=== Instructions for the task ===
Take the lines from the beginning of the material through the line containing "handletextpad=0.5, labelspacing=0.1)" and retype them exactly, leaving the pictures out.

=== Dataset extract ===
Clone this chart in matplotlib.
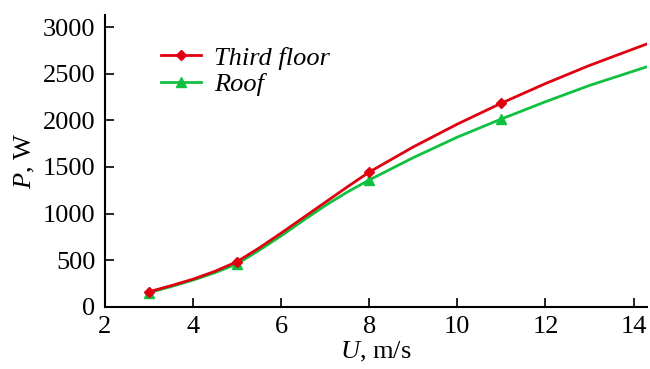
import matplotlib
matplotlib.use("Agg")
import matplotlib.pyplot as plt

# marker points (measured)
u_marks = [3, 5, 8, 11]
p_third_marks = [160, 483, 1445, 2185]
p_roof_marks = [150, 460, 1360, 2015]

# fitted curves
u_curve = [3, 3.5, 4, 4.5, 5, 5.5, 6, 6.5, 7, 7.5, 8, 9, 10, 11, 12, 13, 14.3]
p_third_curve = [160, 225, 295, 380, 483, 630, 790, 955, 1120, 1285, 1445, 1715, 1960, 2185, 2395, 2590, 2820]
p_roof_curve = [150, 215, 285, 365, 460, 605, 760, 925, 1085, 1230, 1360, 1600, 1820, 2015, 2200, 2375, 2575]

plt.rcParams['font.family'] = ['Liberation Serif', 'DejaVu Serif']
plt.rcParams['mathtext.fontset'] = 'custom'
plt.rcParams['mathtext.it'] = 'Liberation Serif:italic'
plt.rcParams['mathtext.rm'] = 'Liberation Serif'

red = '#e00010'
green = '#10c040'

fig = plt.figure(figsize=(6.5, 3.69), dpi=100)
ax = fig.add_axes([0.1615, 0.169, 0.8335, 0.79])

ax.plot(u_curve, p_third_curve, color=red, lw=2, zorder=3)
ax.plot(u_curve, p_roof_curve, color=green, lw=2, zorder=2)
ax.plot(u_marks, p_third_marks, ls='none', marker='D', ms=5.5, color=red, zorder=3)
ax.plot(u_marks, p_roof_marks, ls='none', marker='^', ms=7, color=green, zorder=2)

# legend handles
ax.plot([], [], color=red, lw=2, marker='D', ms=5, label='Third floor')
ax.plot([], [], color=green, lw=2, marker='^', ms=7, label='Roof')
leg = ax.legend(loc='upper left', bbox_to_anchor=(0.06, 0.975), frameon=False,
                prop={'style': 'italic', 'size': 19}, handlelength=1.5,
                handletextpad=0.5, labelspacing=0.1)

ax.set_xlim(2, 14.3)
ax.set_ylim(0, 3130)
ax.set_xticks([2, 4, 6, 8, 10, 12, 14])
ax.set_yticks([0, 500, 1000, 1500, 2000, 2500, 3000])
ax.spines['top'].set_visible(False)
ax.spines['right'].set_visible(False)
for s in ['left', 'bottom']:
    ax.spines[s].set_linewidth(1.5)
ax.tick_params(direction='in', length=6.5, width=1.2, labelsize=19)
ax.tick_params(axis='y', pad=7)
ax.tick_params(axis='x', pad=7)

ax.set_xlabel('$U$, m/s', fontsize=19, labelpad=1)
ax.set_ylabel('$P$, W', fontsize=19, labelpad=4)

fig.savefig('out.png', dpi=100)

=== Written answer ===
Clone this chart in matplotlib.
import matplotlib
matplotlib.use("Agg")
import matplotlib.pyplot as plt

# marker points (measured)
u_marks = [3, 5, 8, 11]
p_third_marks = [160, 483, 1445, 2185]
p_roof_marks = [150, 460, 1360, 2015]

# fitted curves
u_curve = [3, 3.5, 4, 4.5, 5, 5.5, 6, 6.5, 7, 7.5, 8, 9, 10, 11, 12, 13, 14.3]
p_third_curve = [160, 225, 295, 380, 483, 630, 790, 955, 1120, 1285, 1445, 1715, 1960, 2185, 2395, 2590, 2820]
p_roof_curve = [150, 215, 285, 365, 460, 605, 760, 925, 1085, 1230, 1360, 1600, 1820, 2015, 2200, 2375, 2575]

plt.rcParams['font.family'] = ['Liberation Serif', 'DejaVu Serif']
plt.rcParams['mathtext.fontset'] = 'custom'
plt.rcParams['mathtext.it'] = 'Liberation Serif:italic'
plt.rcParams['mathtext.rm'] = 'Liberation Serif'

red = '#e00010'
green = '#10c040'

fig = plt.figure(figsize=(6.5, 3.69), dpi=100)
ax = fig.add_axes([0.1615, 0.169, 0.8335, 0.79])

ax.plot(u_curve, p_third_curve, color=red, lw=2, zorder=3)
ax.plot(u_curve, p_roof_curve, color=green, lw=2, zorder=2)
ax.plot(u_marks, p_third_marks, ls='none', marker='D', ms=5.5, color=red, zorder=3)
ax.plot(u_marks, p_roof_marks, ls='none', marker='^', ms=7, color=green, zorder=2)

# legend handles
ax.plot([], [], color=red, lw=2, marker='D', ms=5, label='Third floor')
ax.plot([], [], color=green, lw=2, marker='^', ms=7, label='Roof')
leg = ax.legend(loc='upper left', bbox_to_anchor=(0.06, 0.975), frameon=False,
                prop={'style': 'italic', 'size': 19}, handlelength=1.5,
                handletextpad=0.5, labelspacing=0.1)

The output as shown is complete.